Anat Hoffman, the chairwoman of Women of the Wall, said that 47 of the 66 women who prayed at the service were also wearing prayer shawls, although they were of the more colorful and decorative type.
Hoffman said she was unaware of any agreement related to the acceptable styles of wearing a tallit and added that she had never been approached within any forum to discuss the issue.
“The result of handing over the keys to Judaism’s holiest site to an extremist minority is that police have to waste their time dealing with fashion statements,” Hoffman said.
While Houben was questioned, a group of women began singing in solidarity outside the police station, but were told by police that their activities constituted an unauthorized protest that would be forcibly dispersed unless they stopped.
Following the incident, Rabinowitz denounced the Women of the Wall as “a group of extremists,” conducting “a fanatical political struggle.”
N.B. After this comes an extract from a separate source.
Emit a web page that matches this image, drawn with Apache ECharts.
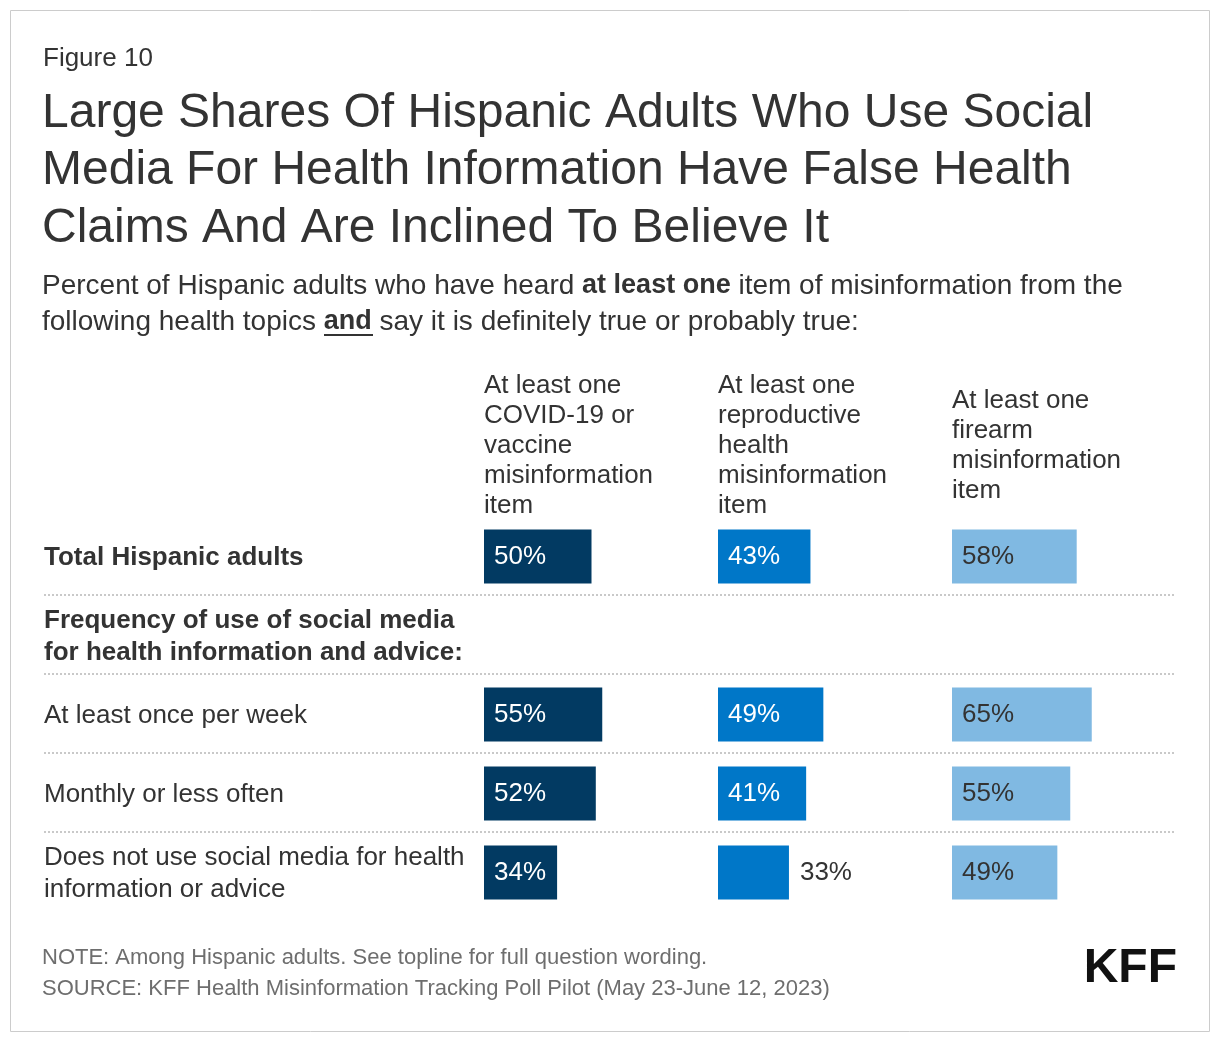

He said that all of the worshipers needed to follow a unified set of guidelines, which he determines, and honor the Orthodox manner of worship.
“If everyone wanted to have their traditions, there would be an explosion here,” he said.
Rabinowitz also slammed the Women of the Wall for provocatively using the Kotel for political gains.
“This is the holiest synagogue in the world; don’t bring the Western Wall into the political conflict,” he said. “The State of Israel doesn’t want to arrest people who come to pray, but it is forbidden [for women] to put on tallitot.”
MK Nitzan Horowitz (Meretz) said that “the only provocation that occurred on Thursday at the site was from the extremist haredi establishment.”
“The Western Wall is a site of heritage for everyone and must be characterized by tolerance and openness,” the MK said.
According to a 2001 law, it is illegal for women to perform religious practices at the Western Wall that, according to Orthodox Jewish tradition, are done by men – such as reading from a Torah scroll, wearing tefillin or a tallit, or blowing a shofar – because it may offend the religious sensibilities of others.
A similar incident occurred during last month’s Women of the Wall Rosh Hodesh service, when a policeman readjusted the tallit of rabbinical student Sarit Horwitz without her permission after he accused her of wearing it in the male style.
According to the Women of the Wall, three women were briefly questioned by the police after this service as well.
In 2004, an area abutting the Western Wall – adjacent to Robinson’s Arch, but separate from the Western Wall Plaza – was inaugurated as a place of prayer for non-Orthodox Jewish groups to pray as they wish.
However, the Women of the Wall claim that the site is inadequate since there are no chairs, prayer books or Torah scrolls available for use. Additionally, the prayer space is only open during the operating hours of the Jerusalem Archeological Park, where it is located, and therefore is not available in the evenings.